Dennis Hernreich, Chief Operating Officer and Chief Financial Officer
of Casual Male, added, "The redemption/conversion of our notes and the
stock repurchase program, when combined with our accelerating cash
flow, provides significant financial flexibility with the potential for
a debt free balance sheet.  We anticipate that these transactions will
have a neutral impact on earnings per share for the 2006 fiscal year
and in 2007 they are expected to have an accretive effect on earnings
per share of approximately 10%, depending upon the timing and ultimate
amount of stock repurchased pursuant to the stock buyback."
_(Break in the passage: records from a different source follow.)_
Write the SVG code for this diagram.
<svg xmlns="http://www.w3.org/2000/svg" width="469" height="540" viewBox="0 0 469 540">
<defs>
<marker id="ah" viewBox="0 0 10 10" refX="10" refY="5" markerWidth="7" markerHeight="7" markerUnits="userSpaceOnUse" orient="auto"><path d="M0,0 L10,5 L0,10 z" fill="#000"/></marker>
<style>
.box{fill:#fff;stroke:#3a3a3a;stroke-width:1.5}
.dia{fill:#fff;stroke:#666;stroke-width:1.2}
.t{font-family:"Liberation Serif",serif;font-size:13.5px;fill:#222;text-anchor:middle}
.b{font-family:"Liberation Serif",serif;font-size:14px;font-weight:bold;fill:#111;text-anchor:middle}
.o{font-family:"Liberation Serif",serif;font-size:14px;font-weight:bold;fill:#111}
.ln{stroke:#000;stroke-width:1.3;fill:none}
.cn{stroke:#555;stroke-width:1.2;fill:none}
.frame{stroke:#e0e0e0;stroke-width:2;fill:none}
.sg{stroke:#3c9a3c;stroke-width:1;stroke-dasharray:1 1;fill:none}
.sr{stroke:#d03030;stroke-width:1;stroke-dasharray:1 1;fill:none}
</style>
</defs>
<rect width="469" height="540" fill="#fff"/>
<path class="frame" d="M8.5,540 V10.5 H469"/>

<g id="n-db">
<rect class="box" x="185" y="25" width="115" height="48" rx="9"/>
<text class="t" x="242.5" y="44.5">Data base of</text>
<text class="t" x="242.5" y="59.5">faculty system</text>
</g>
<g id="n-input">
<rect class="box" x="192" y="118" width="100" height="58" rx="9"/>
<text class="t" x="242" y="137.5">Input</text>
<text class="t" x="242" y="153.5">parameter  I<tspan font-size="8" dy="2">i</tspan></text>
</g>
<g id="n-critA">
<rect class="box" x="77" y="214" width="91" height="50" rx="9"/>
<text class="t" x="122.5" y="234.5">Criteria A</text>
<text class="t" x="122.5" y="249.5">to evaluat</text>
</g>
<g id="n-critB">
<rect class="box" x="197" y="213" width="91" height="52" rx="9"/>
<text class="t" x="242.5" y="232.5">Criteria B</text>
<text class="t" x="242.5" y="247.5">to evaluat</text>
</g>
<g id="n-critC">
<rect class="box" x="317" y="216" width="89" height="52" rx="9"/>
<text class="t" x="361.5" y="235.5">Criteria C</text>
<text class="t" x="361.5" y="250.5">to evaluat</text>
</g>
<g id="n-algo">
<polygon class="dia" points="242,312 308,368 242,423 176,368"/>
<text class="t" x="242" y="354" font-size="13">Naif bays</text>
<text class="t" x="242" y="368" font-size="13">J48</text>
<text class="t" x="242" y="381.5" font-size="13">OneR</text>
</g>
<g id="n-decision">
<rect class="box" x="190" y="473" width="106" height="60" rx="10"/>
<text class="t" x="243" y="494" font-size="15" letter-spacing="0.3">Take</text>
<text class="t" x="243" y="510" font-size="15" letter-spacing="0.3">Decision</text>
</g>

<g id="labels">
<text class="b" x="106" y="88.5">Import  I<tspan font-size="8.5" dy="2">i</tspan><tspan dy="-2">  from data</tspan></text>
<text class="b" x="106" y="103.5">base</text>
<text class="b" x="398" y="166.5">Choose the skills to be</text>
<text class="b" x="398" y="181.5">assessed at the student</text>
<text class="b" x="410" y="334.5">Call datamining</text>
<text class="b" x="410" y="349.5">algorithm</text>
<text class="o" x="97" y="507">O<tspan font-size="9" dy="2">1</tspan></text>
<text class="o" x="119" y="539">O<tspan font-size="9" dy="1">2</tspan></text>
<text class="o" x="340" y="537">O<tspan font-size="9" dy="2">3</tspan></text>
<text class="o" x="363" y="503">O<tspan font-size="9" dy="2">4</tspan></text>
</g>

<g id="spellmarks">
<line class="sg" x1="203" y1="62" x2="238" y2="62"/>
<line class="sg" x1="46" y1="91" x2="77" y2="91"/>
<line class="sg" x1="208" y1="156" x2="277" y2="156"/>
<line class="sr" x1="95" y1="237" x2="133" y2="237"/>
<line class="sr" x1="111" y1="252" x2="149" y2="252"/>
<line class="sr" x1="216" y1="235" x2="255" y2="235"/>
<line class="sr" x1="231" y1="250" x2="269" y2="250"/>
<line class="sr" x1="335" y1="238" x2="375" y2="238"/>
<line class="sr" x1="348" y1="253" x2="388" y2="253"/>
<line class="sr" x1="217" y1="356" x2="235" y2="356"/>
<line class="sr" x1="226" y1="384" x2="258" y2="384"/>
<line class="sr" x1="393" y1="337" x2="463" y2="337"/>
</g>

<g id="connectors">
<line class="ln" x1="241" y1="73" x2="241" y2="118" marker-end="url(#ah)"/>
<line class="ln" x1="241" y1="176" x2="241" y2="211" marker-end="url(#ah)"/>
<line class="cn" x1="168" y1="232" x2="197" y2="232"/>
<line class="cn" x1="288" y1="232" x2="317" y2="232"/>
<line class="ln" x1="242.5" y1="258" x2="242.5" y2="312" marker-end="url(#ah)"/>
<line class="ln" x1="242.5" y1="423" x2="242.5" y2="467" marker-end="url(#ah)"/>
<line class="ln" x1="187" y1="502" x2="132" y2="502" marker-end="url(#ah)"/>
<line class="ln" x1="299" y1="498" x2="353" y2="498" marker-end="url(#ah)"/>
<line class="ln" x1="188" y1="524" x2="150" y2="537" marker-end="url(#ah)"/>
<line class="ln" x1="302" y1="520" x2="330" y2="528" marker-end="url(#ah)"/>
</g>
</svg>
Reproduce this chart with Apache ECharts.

Casual Male Retail Group, Inc., the largest retailer of big and tall
men's apparel with retail operations throughout the United States,
Canada and London, England, operates 485 Casual Male XL stores, the
Casual Male e-commerce site, Casual Male catalog business, 12 Casual
Male at Sears-Canada stores, 25 Rochester Big & Tall stores and a
direct-to-consumer business. The Company is headquartered in Canton,
Massachusetts, and its common stock is listed on the NASDAQ Global
Market under the symbol "CMRG."

The discussion of forward-looking information requires management of
the Company to make certain estimates and assumptions regarding the
Company's strategic direction and the effect of such plans on the
Company's financial results. The Company's actual results and the
implementation of its plans and operations may differ materially from
forward-looking statements made by the Company. The Company encourages
readers of forward-looking information concerning the Company to refer
to its prior filings with the Securities and Exchange Commission that
set forth certain risks and uncertainties that may have an impact on
future results and direction of the Company.